The Austrian writer Marlen Haushofer (1920-1970) spent her adulthood in a kind of schizophrenia. She had one foot in the bohemian literary world of Vienna — where she was lauded for her writing and had affairs with other authors, poets, critics, editors — and the other foot in the restrained bourgeois world of Steyr, a provincial town 160 kilometers west of the capital. There, she was the wife of, and assistant to, a respected if notoriously irascible dentist, and mother to two sons. Her husband, Manfred Haushofer, had long been a womanizer, one of the reasons Marlen herself first left for Vienna in the immediate post-war years. In 1952, Manfred began an affair with Marlen’s friend, who also worked as an assistant in the family-owned dental practice, just below the Haushofer’s apartment; the three of them practically lived together, a situation Marlen accepted, keeping up appearances in town and accompanying the couple on holiday.

Manfred was not the first disappointment in Marlen’s life; the first man she fell in love with left her in 1940 — aged nineteen, pregnant and unmarried.
Haushofer’s novels all breathe a very particular feminist philosophy: an experience she termed « the great schizophrenia ». While the idea runs unspoken through her entire oeuvre, as far as we know Haushofer only used the phrase once — in a letter she wrote in 1963 to her friend, the novelist Jeannie Ebner.
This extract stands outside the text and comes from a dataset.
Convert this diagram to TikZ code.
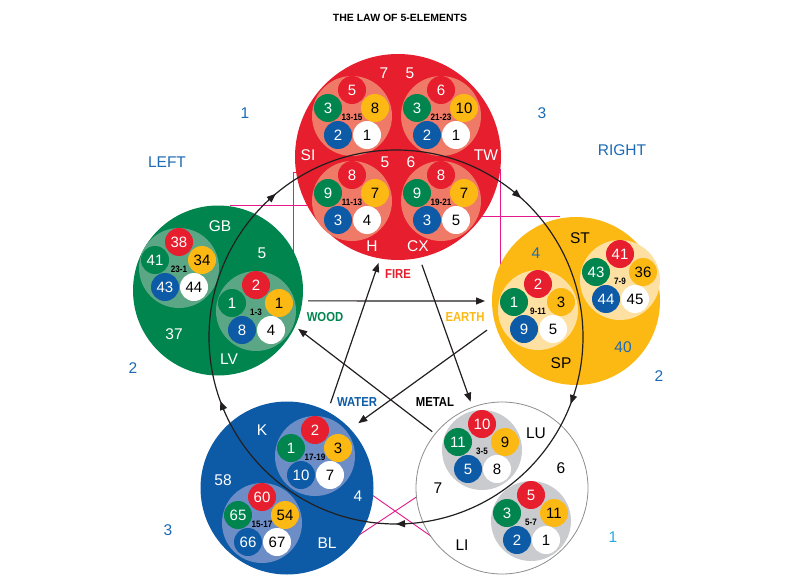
\documentclass[tikz,border=0pt]{standalone}
\usepackage{fontspec}
\setmainfont{Liberation Sans}
\newfontfamily\cond[FakeStretch=0.87]{Liberation Sans}
\usetikzlibrary{arrows.meta,calc}
\definecolor{cred}{HTML}{E61E2D}
\definecolor{cfirel}{HTML}{F07A68}
\definecolor{cgreen}{HTML}{00854F}
\definecolor{cwoodl}{HTML}{5BA684}
\definecolor{cyel}{HTML}{FDB913}
\definecolor{cearthl}{HTML}{FEE0A2}
\definecolor{cblue}{HTML}{0D5BA6}
\definecolor{cwaterl}{HTML}{6D8DC6}
\definecolor{cmetall}{HTML}{C9CBCE}
\definecolor{cmetalo}{HTML}{8E8E8E}
\definecolor{cmag}{HTML}{E6198A}
\definecolor{clab}{HTML}{1C6AB4}
\definecolor{ccyan}{HTML}{2AA8E0}
\definecolor{cline}{HTML}{231F20}
\tikzset{
  sc/.style={circle, minimum size=28pt, inner sep=0pt, outer sep=0pt, font=\fontsize{15}{15}\selectfont},
  rng/.style={inner sep=0pt, font=\cond\bfseries\fontsize{9.3}{9.3}\selectfont},
  big/.style={circle, inner sep=0pt, outer sep=0pt},
  lbl/.style={inner sep=0pt, font=\fontsize{15.5}{15.5}\selectfont},
  wl/.style={lbl, text=white},
  bl/.style={lbl, text=black},
  olbl/.style={lbl, text=clab},
  el/.style={inner sep=0pt, font=\cond\bfseries\fontsize{13}{13}\selectfont},
  mag/.style={draw=cmag, line width=0.9pt},
  arr/.style={draw=cline, line width=1.2pt, -{Triangle[length=9pt,width=7pt]}},
  cyca/.style={draw=cline, line width=1.2pt, -{Triangle[length=9pt,width=7pt]}},
  pics/grp/.style n args={7}{code={
    \node[big, fill=#1, minimum size=80pt] (-bg) at (0,0) {};
    \node[sc, fill=cgreen, text=white] (-g) at (-24,-8) {#3};
    \node[sc, fill=cred, text=white] (-r) at (0,-26) {#2};
    \node[sc, fill=cyel, text=black] (-y) at (23,-8) {#4};
    \node[sc, fill=cblue, text=white] (-b) at (-14,19) {#5};
    \node[sc, fill=white, text=black] (-w) at (15,19) {#6};
    \node[rng] (-l) at (0,1) {#7};
  }}
}
\begin{document}
\begin{tikzpicture}[x=1pt,y=-1pt]
\fill[white] (0,0) rectangle (800,583);
\useasboundingbox (0,0) rectangle (800,583);

% magenta guide lines (behind)
\draw[mag] (230,205) -- (320,205);
\draw[mag] (310,172) -- (293,172) -- (293,262);
\draw[mag] (490,169) -- (500,169) -- (500,280);
\draw[mag] (480,216) -- (560,216);
\draw[mag] (365,490) -- (445,546);
\draw[mag] (350,541) -- (430,488);

% element circles
\node[big, fill=cred, minimum size=206pt] (fire) at (398,157) {};
\node[big, fill=cgreen, minimum size=170pt] (wood) at (218,290.5) {};
\node[big, fill=cyel, minimum size=168pt] (earth) at (576,301) {};
\node[big, fill=cblue, minimum size=173pt] (water) at (287,488) {};
\node[big, fill=white, draw=cmetalo, line width=0.8pt, minimum size=172pt] (metal) at (502,488) {};

% groups
\pic (fA) at (352,116) {grp={cfirel}{5}{3}{8}{2}{1}{13-15}};
\pic (fB) at (441,116) {grp={cfirel}{6}{3}{10}{2}{1}{21-23}};
\pic (fC) at (352,201) {grp={cfirel}{8}{9}{7}{3}{4}{11-13}};
\pic (fD) at (441,201) {grp={cfirel}{8}{9}{7}{3}{5}{19-21}};
\pic (wA) at (179,268) {grp={cwoodl}{38}{41}{34}{43}{44}{23-1}};
\pic (wB) at (256,311) {grp={cwoodl}{2}{1}{1}{8}{4}{1-3}};
\pic (eA) at (538,310) {grp={cearthl}{2}{1}{3}{9}{5}{9-11}};
\pic (eB) at (620,280) {grp={cearthl}{41}{43}{36}{44}{45}{7-9}};
\pic (aA) at (315,456) {grp={cwaterl}{2}{1}{3}{10}{7}{17-19}};
\pic (aB) at (262,523) {grp={cwaterl}{60}{65}{54}{66}{67}{15-17}};
\pic (mA) at (482,450) {grp={cmetall}{10}{11}{9}{5}{8}{3-5}};
\pic (mB) at (531,521) {grp={cmetall}{5}{3}{11}{2}{1}{5-7}};

% fire labels
\node[wl] (f7) at (384,73) {7};
\node[wl] (f5a) at (410,73) {5};
\node[wl] (fSI) at (308,155) {SI};
\node[wl] (fTW) at (486,155) {TW};
\node[wl] (f5b) at (385,162) {5};
\node[wl] (f6) at (411,162) {6};
\node[wl] (fH) at (372,246) {H};
\node[wl] (fCX) at (418,246) {CX};
% wood labels
\node[wl] (wGB) at (220,226) {GB};
\node[wl] (w5) at (262,253) {5};
\node[wl] (w37) at (174,334) {37};
\node[wl] (wLV) at (229,359) {LV};
% earth labels
\node[bl] (eST) at (580,238) {ST};
\node[olbl] (e4) at (536,253) {4};
\node[bl] (eSP) at (561,363) {SP};
\node[olbl] (e40) at (623,347) {40};
% water labels
\node[wl] (aK) at (262,430) {K};
\node[wl] (a58) at (223,480) {58};
\node[wl] (a4) at (358,496) {4};
\node[wl] (aBL) at (327,543) {BL};
% metal labels
\node[bl] (mLU) at (536,433) {LU};
\node[bl] (m6) at (561,468) {6};
\node[bl] (m7) at (438,488) {7};
\node[bl] (mLI) at (462,545) {LI};

% outer labels
\node[font=\bfseries\fontsize{10.5}{10.5}\selectfont, inner sep=0pt] (title) at (400,18) {THE LAW OF 5-ELEMENTS};
\node[olbl] (o1) at (245,113) {1};
\node[olbl] (o3) at (542,113) {3};
\node[olbl] (oL) at (167,162) {LEFT};
\node[olbl] (oR) at (622,150) {RIGHT};
\node[olbl] (o2a) at (133,368) {2};
\node[olbl] (o2b) at (659,376) {2};
\node[olbl] (o3b) at (168,530) {3};
\node[lbl, text=ccyan] (o1b) at (613,537) {1};

% element names
\node[el, text=cred] (nFire) at (398,274) {FIRE};
\node[el, text=cgreen] (nWood) at (325,317) {WOOD};
\node[el, text=cyel] (nEarth) at (465,317) {EARTH};
\node[el, text=cblue] (nWater) at (357,402) {WATER};
\node[el, text=black] (nMetal) at (435,402) {METAL};

% generating cycle
\node[big, draw=cline, line width=1.2pt, minimum size=374pt] (cyc) at (396,337) {};
\draw[cyca] (cyc.133) -- (cyc.130);
\draw[cyca] (cyc.51) -- (cyc.48);
\draw[cyca] (cyc.-18) -- (cyc.-21);
\draw[cyca] (cyc.-87) -- (cyc.-90);
\draw[cyca] (cyc.203) -- (cyc.200);

% controlling star
\draw[arr, shorten <=8.9pt, shorten >=4.8pt] (water.62) -- (fire.260);
\draw[arr, shorten <=7.5pt, shorten >=5.8pt] (fire.282) -- (metal.110);
\draw[arr, shorten <=5.7pt, shorten >=7pt] (wood.-7) -- (earth.180);
\draw[arr, shorten <=10.2pt, shorten >=9.9pt] (earth.196) -- (water.43);
\draw[arr, shorten <=3.7pt, shorten >=3.9pt] (metal.141) -- (wood.-25);
\end{tikzpicture}
\end{document}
To Ebner, Haushofer wrote:
It is very troubling for me to live perpetually in multiple worlds, each divided from the other by a chasm. That’s why it’s always been my ambition, almost an instinctual compulsion, to reconcile opposites, to produce harmony and to cure the great schizophrenia. But I’m too weak to do it and I need far too much energy just to stop myself falling victim to the chasm.
What is this « great schizophrenia »? More than just a movement between two worlds, it is Haushofer’s expression of a defining aspect of women’s inner lives in the moment in which she was writing. Haushofer was a contemporary of other great feminist philosophers, novelists, poets and activists all endeavoring, throughout the 1950s and 1960s, to give voice to the myriad struggles and experiences of women. What Haushofer captures best, what sets her writing apart, is her singular concern with schizophrenia as a fundamental state of feminist consciousness.